The Kurds found themselves divided among several newly created nation-states, including Turkey, Iran, Iraq, and Syria, where they often faced marginalization and persecution. This division, along with the suppression of Kurdish identity and culture by the central governments, fueled the rise of Kurdish nationalist movements seeking greater autonomy or independence.
In Turkey, the Kurdish struggle for recognition and rights has been particularly protracted and violent. The PKK, founded in 1978, launched an armed insurgency against the Turkish state in 1984, seeking Kurdish self-determination and cultural rights. The conflict has resulted in tens of thousands of deaths and widespread human rights abuses on both sides.
In Iran, Kurds have also faced discrimination and repression, with Kurdish political activism often met with harsh government crackdowns. The Iranian government has been wary of Kurdish nationalist sentiments, viewing them as a potential threat to national unity and stability.
In Iraq, the fall of Saddam Hussein’s regime in 2003 provided an opportunity for the Kurdish people to assert their autonomy more forcefully. The Kurdistan Region was formally recognized as a federal entity within the Iraqi state constitution adopted in 2005, granting Kurds a significant degree of self-governance. However, disputes over territory, oil resources, and power-sharing arrangements between the KRG and the central government in Baghdad have persisted, contributing to political tensions and occasional outbreaks of violence.

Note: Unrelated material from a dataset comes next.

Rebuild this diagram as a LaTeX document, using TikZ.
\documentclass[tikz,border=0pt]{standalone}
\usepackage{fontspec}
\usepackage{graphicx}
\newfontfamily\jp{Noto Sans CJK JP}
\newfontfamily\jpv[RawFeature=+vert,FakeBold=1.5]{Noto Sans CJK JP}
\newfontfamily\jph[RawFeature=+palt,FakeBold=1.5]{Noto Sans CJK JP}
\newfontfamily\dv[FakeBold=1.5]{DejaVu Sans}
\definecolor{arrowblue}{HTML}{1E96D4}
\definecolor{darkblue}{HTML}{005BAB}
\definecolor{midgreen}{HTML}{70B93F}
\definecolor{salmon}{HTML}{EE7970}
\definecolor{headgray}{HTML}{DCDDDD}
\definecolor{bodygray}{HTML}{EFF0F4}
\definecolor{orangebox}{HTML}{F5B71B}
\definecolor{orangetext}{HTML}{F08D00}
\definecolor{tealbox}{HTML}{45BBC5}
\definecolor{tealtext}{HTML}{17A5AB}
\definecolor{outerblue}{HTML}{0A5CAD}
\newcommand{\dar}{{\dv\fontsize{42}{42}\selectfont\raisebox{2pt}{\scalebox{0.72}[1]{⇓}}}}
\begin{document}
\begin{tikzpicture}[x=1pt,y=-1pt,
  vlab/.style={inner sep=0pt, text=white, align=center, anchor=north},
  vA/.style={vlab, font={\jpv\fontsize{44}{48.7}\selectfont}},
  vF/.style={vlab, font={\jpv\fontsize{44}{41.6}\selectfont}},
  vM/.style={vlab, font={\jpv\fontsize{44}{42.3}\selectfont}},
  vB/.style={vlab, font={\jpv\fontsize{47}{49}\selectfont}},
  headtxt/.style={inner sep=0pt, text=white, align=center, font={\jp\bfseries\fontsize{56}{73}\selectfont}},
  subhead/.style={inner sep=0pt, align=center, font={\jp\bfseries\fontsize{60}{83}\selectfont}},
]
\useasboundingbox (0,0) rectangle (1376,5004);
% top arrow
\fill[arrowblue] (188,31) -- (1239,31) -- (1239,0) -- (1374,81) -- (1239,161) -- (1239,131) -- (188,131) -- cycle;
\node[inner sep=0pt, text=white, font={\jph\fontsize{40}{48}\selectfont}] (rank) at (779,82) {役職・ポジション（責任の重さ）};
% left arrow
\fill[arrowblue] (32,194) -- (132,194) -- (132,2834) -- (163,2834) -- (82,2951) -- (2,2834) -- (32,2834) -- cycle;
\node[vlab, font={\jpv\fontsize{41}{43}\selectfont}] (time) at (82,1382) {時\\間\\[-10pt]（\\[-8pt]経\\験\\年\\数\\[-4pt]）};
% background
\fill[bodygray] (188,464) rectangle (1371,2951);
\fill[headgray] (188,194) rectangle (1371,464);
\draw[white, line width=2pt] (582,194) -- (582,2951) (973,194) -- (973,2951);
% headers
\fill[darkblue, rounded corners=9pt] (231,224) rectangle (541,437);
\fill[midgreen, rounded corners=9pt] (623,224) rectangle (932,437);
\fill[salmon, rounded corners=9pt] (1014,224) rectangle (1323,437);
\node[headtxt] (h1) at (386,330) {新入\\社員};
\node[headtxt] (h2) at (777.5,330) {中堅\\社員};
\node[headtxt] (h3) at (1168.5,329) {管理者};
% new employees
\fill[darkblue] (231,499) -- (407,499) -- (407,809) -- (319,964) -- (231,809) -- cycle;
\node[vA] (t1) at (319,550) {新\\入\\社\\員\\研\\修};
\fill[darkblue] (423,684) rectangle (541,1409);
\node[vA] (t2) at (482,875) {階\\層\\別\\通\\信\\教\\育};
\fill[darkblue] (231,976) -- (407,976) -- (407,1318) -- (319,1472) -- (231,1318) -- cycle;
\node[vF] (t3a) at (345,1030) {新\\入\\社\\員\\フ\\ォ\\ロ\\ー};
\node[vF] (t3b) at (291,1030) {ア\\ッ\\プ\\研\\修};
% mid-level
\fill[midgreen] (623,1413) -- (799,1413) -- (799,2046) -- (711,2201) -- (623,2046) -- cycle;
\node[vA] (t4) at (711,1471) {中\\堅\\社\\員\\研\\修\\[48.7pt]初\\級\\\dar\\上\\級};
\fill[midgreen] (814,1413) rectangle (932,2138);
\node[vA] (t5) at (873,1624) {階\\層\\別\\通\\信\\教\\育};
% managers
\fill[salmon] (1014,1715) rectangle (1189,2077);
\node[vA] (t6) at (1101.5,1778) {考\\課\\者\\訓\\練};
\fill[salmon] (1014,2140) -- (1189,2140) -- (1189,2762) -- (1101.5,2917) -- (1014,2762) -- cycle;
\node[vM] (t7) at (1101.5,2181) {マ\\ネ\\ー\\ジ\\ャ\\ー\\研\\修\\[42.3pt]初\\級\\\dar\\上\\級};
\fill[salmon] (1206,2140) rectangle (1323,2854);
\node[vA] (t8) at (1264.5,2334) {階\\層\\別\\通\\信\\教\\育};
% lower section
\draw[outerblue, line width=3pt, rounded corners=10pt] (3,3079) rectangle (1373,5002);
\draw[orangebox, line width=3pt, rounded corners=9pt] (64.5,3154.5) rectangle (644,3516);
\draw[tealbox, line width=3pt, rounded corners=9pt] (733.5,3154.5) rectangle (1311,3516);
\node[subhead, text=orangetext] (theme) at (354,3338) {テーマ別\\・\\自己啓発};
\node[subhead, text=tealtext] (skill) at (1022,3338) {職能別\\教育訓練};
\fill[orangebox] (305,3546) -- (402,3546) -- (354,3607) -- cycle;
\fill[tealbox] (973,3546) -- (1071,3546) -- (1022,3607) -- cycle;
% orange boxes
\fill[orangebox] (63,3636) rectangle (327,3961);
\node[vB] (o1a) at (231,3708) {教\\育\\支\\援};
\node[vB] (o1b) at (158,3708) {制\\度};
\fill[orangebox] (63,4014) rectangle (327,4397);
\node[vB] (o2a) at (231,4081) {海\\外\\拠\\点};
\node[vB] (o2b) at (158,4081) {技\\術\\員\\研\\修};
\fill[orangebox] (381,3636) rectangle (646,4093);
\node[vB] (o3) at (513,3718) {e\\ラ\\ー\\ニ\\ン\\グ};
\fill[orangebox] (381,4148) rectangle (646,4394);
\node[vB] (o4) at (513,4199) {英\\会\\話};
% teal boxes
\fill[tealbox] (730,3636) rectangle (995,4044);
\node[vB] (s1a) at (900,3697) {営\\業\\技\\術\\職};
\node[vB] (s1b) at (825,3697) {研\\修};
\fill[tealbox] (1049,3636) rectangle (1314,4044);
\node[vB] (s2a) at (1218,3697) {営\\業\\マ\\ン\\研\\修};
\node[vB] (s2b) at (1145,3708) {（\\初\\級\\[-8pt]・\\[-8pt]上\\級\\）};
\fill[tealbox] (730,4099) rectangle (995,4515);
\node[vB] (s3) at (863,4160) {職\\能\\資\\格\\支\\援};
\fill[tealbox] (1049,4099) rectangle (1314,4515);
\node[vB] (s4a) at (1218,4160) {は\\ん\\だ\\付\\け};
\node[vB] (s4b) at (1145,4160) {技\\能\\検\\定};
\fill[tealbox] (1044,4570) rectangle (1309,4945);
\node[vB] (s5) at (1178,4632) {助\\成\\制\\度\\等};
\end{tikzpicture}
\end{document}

In Syria, Kurds have sought to capitalize on the chaos of the Syrian civil war to advance their own interests. The Kurdish-led autonomous administration in Rojava has implemented a system of democratic confederalism based on principles of decentralization, gender equality, and ethnic inclusivity. However, the Syrian Kurdish forces’ alliance with the United States in the fight against ISIS has strained relations with both the Syrian government and neighboring Turkey, which views the Kurdish groups as terrorists.
Despite the challenges and obstacles they face, the Kurdish people have demonstrated resilience and determination in their pursuit of self-determination and rights. Kurdish diaspora communities around the world have also played a significant role in raising awareness of Kurdish issues and advocating for Kurdish rights on the international stage.

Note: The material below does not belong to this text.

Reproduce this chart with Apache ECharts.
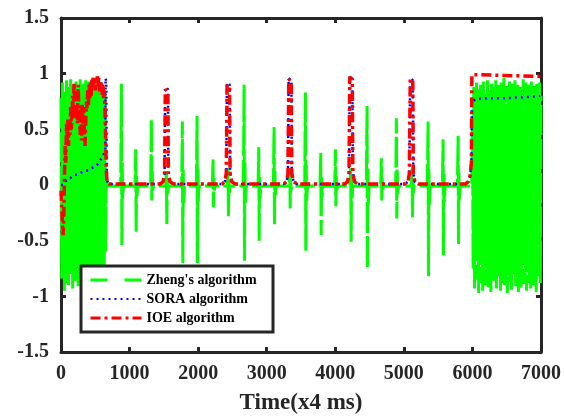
<!DOCTYPE html>
<html>
<head>
<meta charset="utf-8">
<script src="https://cdn.jsdelivr.net/npm/echarts@6/dist/echarts.min.js"></script>
<style>
  html, body { margin: 0; padding: 0; background: #fff; }
  #chart { width: 564px; height: 420px; }
</style>
</head>
<body>
<div id="chart"></div>
<script>
  // x ticks and y ticks
  var xTicks = [0, 1000, 2000, 3000, 4000, 5000, 6000, 7000];
  var yTicks = [-1.5, -1, -0.5, 0, 0.5, 1, 1.5];

  // Zheng's algorithm: dense part at the start, sampled every 10 (x4 ms) from 0
  var zhengHeadStep = 10;
  var zhengHead = [
    0.78, -0.84, 0.92, -0.62, 0.85, -0.95, 0.70, -0.78, 0.94, -0.88,
    0.66, -0.90, 0.88, -0.72, 0.95, -0.80, 0.74, -0.93, 0.90, -0.68,
    0.82, -0.86, 0.93, -0.75, 0.69, -0.91, 0.87, -0.83, 0.95, -0.70,
    0.80, -0.94, 0.91, -0.77, 0.72, -0.88, 0.94, -0.81, 0.85, -0.73,
    0.93, -0.90, 0.76, -0.85, 0.89, -0.79, 0.95, -0.92, 0.71, -0.86,
    0.90, -0.74, 0.83, -0.95, 0.94, -0.82, 0.78, -0.89, 0.92, -0.76,
    0.86, -0.80, 0.88, -0.72, 0.80, -0.60, 0.10
  ];
  // Zheng's algorithm: quiet part with isolated spikes
  var zhengMid = [
    [680, -0.01],
    [870, -0.01], [881, 0.91], [887, -0.54], [893, 0.20], [899, -0.12], [910, -0.01],
    [1080, -0.01], [1090, 0.32], [1096, -0.42], [1102, 0.08], [1108, -0.10], [1120, -0.01],
    [1308, -0.01], [1318, 0.59], [1324, -0.14], [1330, 0.12], [1336, -0.05], [1348, -0.01],
    [1527, -0.01], [1537, 0.12], [1543, -0.35], [1549, 0.06], [1555, -0.08], [1567, -0.01],
    [1760, -0.01], [1770, 0.57], [1776, -0.70], [1782, 0.14], [1788, -0.16], [1800, -0.01],
    [1974, -0.01], [1984, 0.62], [1990, -0.70], [1996, 0.15], [2002, -0.15], [2014, -0.01],
    [2207, -0.01], [2217, 0.23], [2223, -0.20], [2229, 0.06], [2235, -0.05], [2247, -0.01],
    [2426, -0.01], [2436, 0.15], [2442, -0.28], [2448, 0.05], [2454, -0.07], [2466, -0.01],
    [2660, -0.01], [2670, 0.90], [2676, -0.68], [2682, 0.20], [2688, -0.16], [2700, -0.01],
    [2874, -0.01], [2884, 0.34], [2890, -0.50], [2896, 0.08], [2902, -0.12], [2914, -0.01],
    [3097, -0.01], [3107, 0.52], [3113, -0.36], [3119, 0.12], [3125, -0.09], [3137, -0.01],
    [3326, -0.01], [3336, 0.15], [3342, -0.21], [3348, 0.05], [3354, -0.05], [3366, -0.01],
    [3554, -0.01], [3564, 0.83], [3570, -0.59], [3576, 0.18], [3582, -0.14], [3594, -0.01],
    [3778, -0.01], [3788, 0.29], [3794, -0.45], [3800, 0.07], [3806, -0.11], [3818, -0.01],
    [3992, -0.01], [4002, 0.32], [4008, -0.19], [4014, 0.08], [4020, -0.05], [4032, -0.01],
    [4215, -0.01], [4225, 0.15], [4231, -0.51], [4237, 0.05], [4243, -0.12], [4255, -0.01],
    [4453, -0.01], [4463, 0.71], [4469, -0.75], [4475, 0.16], [4481, -0.18], [4493, -0.01],
    [4662, -0.01], [4672, 0.24], [4678, -0.14], [4684, 0.06], [4690, -0.04], [4702, -0.01],
    [4881, -0.01], [4891, 0.60], [4897, -0.30], [4903, 0.14], [4909, -0.08], [4921, -0.01],
    [5110, -0.01], [5120, 0.15], [5126, -0.29], [5132, 0.05], [5138, -0.07], [5150, -0.01],
    [5343, -0.01], [5353, 0.57], [5359, -0.82], [5365, 0.14], [5371, -0.19], [5383, -0.01],
    [5562, -0.01], [5572, 0.41], [5578, -0.63], [5584, 0.10], [5590, -0.15], [5602, -0.01],
    [5781, -0.01], [5791, 0.44], [5797, -0.53], [5803, 0.11], [5809, -0.13], [5821, -0.01],
    [5990, -0.01]
  ];
  // Zheng's algorithm: dense part at the end, sampled every 10 from 6000
  var zhengTailStart = 6000;
  var zhengTailStep = 10;
  var zhengTail = [
    0.55, -0.75, 0.88, -0.93, 0.80, -0.62, 0.92, -0.85, 0.74, -0.97,
    0.86, -0.70, 0.90, -0.88, 0.68, -0.95, 0.93, -0.78, 0.82, -0.90,
    0.77, -0.66, 0.95, -0.92, 0.85, -0.80, 0.72, -0.96, 0.91, -0.74,
    0.88, -0.86, 0.79, -0.58, 0.94, -0.93, 0.83, -0.82, 0.90, -0.70,
    0.76, -0.95, 0.92, -0.88, 0.84, -0.76, 0.96, -0.90, 0.73, -0.84,
    0.89, -0.97, 0.81, -0.72, 0.93, -0.87, 0.78, -0.94, 0.91, -0.80,
    0.86, -0.68, 0.94, -0.91, 0.75, -0.85, 0.90, -0.96, 0.82, -0.78,
    0.88, -0.92, 0.79, -0.62, 0.95, -0.89, 0.84, -0.83, 0.92, -0.95,
    0.77, -0.74, 0.90, -0.88, 0.85, -0.93, 0.93, -0.80, 0.80, -0.90,
    0.89, -0.86, 0.74, -0.96, 0.91, -0.82, 0.86, -0.76, 0.92, -0.88,
    0.80
  ];

  // SORA algorithm
  var sora = [
    [0, 0.0], [30, 0.0], [60, 0.03], [100, 0.05], [150, 0.07], [200, 0.09], [260, 0.10],
    [320, 0.12], [380, 0.13], [440, 0.15], [500, 0.17], [540, 0.19], [580, 0.23], [620, 0.27],
    [645, 0.31], [650, 0.96], [660, 0.93], [668, 0.05], [690, 0.01],
    [1450, 0.01], [1490, 0.03], [1510, 0.10], [1520, 0.88], [1560, 0.86], [1566, 0.12], [1590, 0.03], [1640, 0.01],
    [2350, 0.01], [2390, 0.03], [2410, 0.10], [2420, 0.92], [2460, 0.90], [2466, 0.12], [2490, 0.03], [2540, 0.01],
    [3250, 0.01], [3290, 0.03], [3310, 0.10], [3320, 0.96], [3360, 0.94], [3366, 0.12], [3390, 0.03], [3440, 0.01],
    [4140, 0.01], [4180, 0.03], [4200, 0.10], [4210, 0.98], [4250, 0.96], [4256, 0.12], [4280, 0.03], [4330, 0.01],
    [5020, 0.01], [5060, 0.03], [5080, 0.10], [5092, 0.96], [5132, 0.94], [5138, 0.12], [5160, 0.03], [5210, 0.01],
    [5900, 0.01], [5940, 0.03], [5965, 0.08], [5985, 0.20], [5992, 0.74], [6040, 0.77],
    [6200, 0.78], [6500, 0.78], [6800, 0.79], [6990, 0.80]
  ];

  // IOE algorithm
  var ioe = [
    [0, -0.05], [10, -0.20], [20, -0.35], [30, -0.45], [40, -0.30], [50, 0.05], [60, 0.35],
    [70, 0.20], [80, 0.55], [90, 0.40], [100, 0.60], [110, 0.35], [120, 0.55], [130, 0.45],
    [140, 0.70], [150, 0.50], [160, 0.62], [170, 0.80], [180, 0.60], [190, 0.92], [200, 0.75],
    [210, 0.85], [220, 0.60], [230, 0.72], [240, 0.55], [250, 0.90], [260, 0.70], [270, 0.62],
    [280, 0.45], [290, 0.68], [300, 0.40], [310, 0.72], [320, 0.55], [330, 0.70], [340, 0.50],
    [350, 0.35], [360, 0.55], [370, 0.75], [380, 0.68], [390, 0.85], [400, 0.72], [410, 0.90],
    [420, 0.78], [430, 0.92], [440, 0.80], [450, 0.96], [460, 0.88], [470, 0.98], [480, 0.90],
    [490, 0.96], [500, 0.85], [510, 0.98], [520, 0.92], [530, 0.99], [540, 0.90], [550, 0.96],
    [560, 0.84], [570, 0.93], [580, 0.88], [590, 0.92], [600, 0.80], [610, 0.90], [620, 0.78],
    [630, 0.85], [640, 0.70], [650, 0.45], [660, 0.15], [670, 0.02], [700, 0.01],
    [1450, 0.01], [1490, 0.03], [1510, 0.10], [1522, 0.86], [1558, 0.84], [1566, 0.10], [1590, 0.03], [1640, 0.01],
    [2350, 0.01], [2390, 0.03], [2410, 0.10], [2422, 0.90], [2458, 0.88], [2466, 0.10], [2490, 0.03], [2540, 0.01],
    [3250, 0.01], [3290, 0.03], [3310, 0.10], [3322, 0.95], [3358, 0.93], [3366, 0.10], [3390, 0.03], [3440, 0.01],
    [4140, 0.01], [4180, 0.03], [4200, 0.10], [4212, 0.97], [4248, 0.95], [4256, 0.10], [4280, 0.03], [4330, 0.01],
    [5020, 0.01], [5060, 0.03], [5080, 0.10], [5094, 0.955], [5130, 0.94], [5138, 0.10], [5160, 0.03], [5210, 0.01],
    [5900, 0.01], [5940, 0.03], [5965, 0.08], [5985, 0.20], [5992, 0.99], [6100, 0.99],
    [6400, 0.985], [6700, 0.98], [6990, 0.975]
  ];

  var zheng = [];
  zhengHead.forEach(function (v, i) { zheng.push([i * zhengHeadStep, v]); });
  zhengMid.forEach(function (p) { zheng.push(p); });
  zhengTail.forEach(function (v, i) { zheng.push([zhengTailStart + i * zhengTailStep, v]); });

  var axisColor = '#262626';
  var labelFont = {
    color: axisColor,
    fontFamily: 'Liberation Serif',
    fontWeight: 'bold',
    fontSize: 20
  };

  function plain(v) { return String(v); }

  function xAxisCfg(pos, showLabel) {
    return {
      type: 'value',
      position: pos,
      min: xTicks[0],
      max: xTicks[xTicks.length - 1],
      interval: 1000,
      axisLine: { onZero: false, lineStyle: { color: axisColor, width: 3 } },
      axisTick: { inside: true, length: 5, lineStyle: { color: axisColor, width: 3 } },
      axisLabel: Object.assign({ show: showLabel, margin: 12, formatter: plain }, labelFont),
      splitLine: { show: false }
    };
  }

  function yAxisCfg(pos, showLabel) {
    return {
      type: 'value',
      position: pos,
      min: yTicks[0],
      max: yTicks[yTicks.length - 1],
      interval: 0.5,
      axisLine: { onZero: false, lineStyle: { color: axisColor, width: 3 } },
      axisTick: { inside: true, length: 5, lineStyle: { color: axisColor, width: 3 } },
      axisLabel: Object.assign({ show: showLabel, margin: 12, formatter: plain }, labelFont),
      splitLine: { show: false }
    };
  }

  var chart = echarts.init(document.getElementById('chart'));
  var xBottom = xAxisCfg('bottom', true);
  xBottom.name = 'Time(x4 ms)';
  xBottom.nameLocation = 'middle';
  xBottom.nameGap = 40;
  xBottom.nameTextStyle = {
    color: axisColor,
    fontFamily: 'Liberation Serif',
    fontWeight: 'bold',
    fontSize: 23
  };

  var option = {
    animation: false,
    backgroundColor: '#fff',
    grid: { left: 61, right: 23, top: 18, bottom: 66 },
    xAxis: [xBottom, xAxisCfg('top', false)],
    yAxis: [yAxisCfg('left', true), yAxisCfg('right', false)],
    graphic: [{
      type: 'rect',
      z: 50,
      shape: { x: 81, y: 266, width: 192, height: 66 },
      style: { fill: '#fff', stroke: axisColor, lineWidth: 3 }
    }],
    legend: {
      z: 60,
      orient: 'vertical',
      left: 84,
      top: 268,
      itemWidth: 51,
      itemHeight: 14,
      itemGap: 5,
      itemStyle: { opacity: 0 },
      textStyle: {
        color: '#000',
        fontFamily: 'Liberation Serif',
        fontWeight: 'bold',
        fontSize: 14
      },
      data: [
        { name: "Zheng's algorithm", lineStyle: { type: [17, 17], width: 3 } },
        { name: 'SORA algorithm' },
        { name: 'IOE algorithm', lineStyle: { type: [10, 4, 3, 4], width: 3 } }
      ]
    },
    series: [
      {
        name: "Zheng's algorithm",
        type: 'line',
        symbol: 'none',
        color: '#00ff00',
        lineStyle: { color: '#00ff00', width: 3, type: [30, 4] },
        data: zheng
      },
      {
        name: 'SORA algorithm',
        type: 'line',
        symbol: 'none',
        color: '#0000ff',
        lineStyle: { color: '#0000ff', width: 2.5, type: [2, 4] },
        data: sora
      },
      {
        name: 'IOE algorithm',
        type: 'line',
        symbol: 'none',
        color: '#ff0000',
        lineStyle: { color: '#ff0000', width: 3.5, type: [10, 4, 3, 4] },
        data: ioe
      }
    ]
  };
  chart.setOption(option);
</script>
</body>
</html>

The question of Kurdish statehood remains a complex and contentious issue, with no easy solutions. While some Kurds continue to advocate for independence, others favor greater autonomy within existing nation-states or regional federations. The path to a unified Kurdistan faces numerous obstacles, including opposition from neighboring countries, internal divisions among Kurdish political factions, and the complexities of international geopolitics.
Ultimately, the future of Kurdistan and the Kurdish people will depend on a combination of political, diplomatic, and socio-economic factors, as well as the willingness of regional and global powers to address Kurdish grievances and aspirations in a meaningful and constructive manner.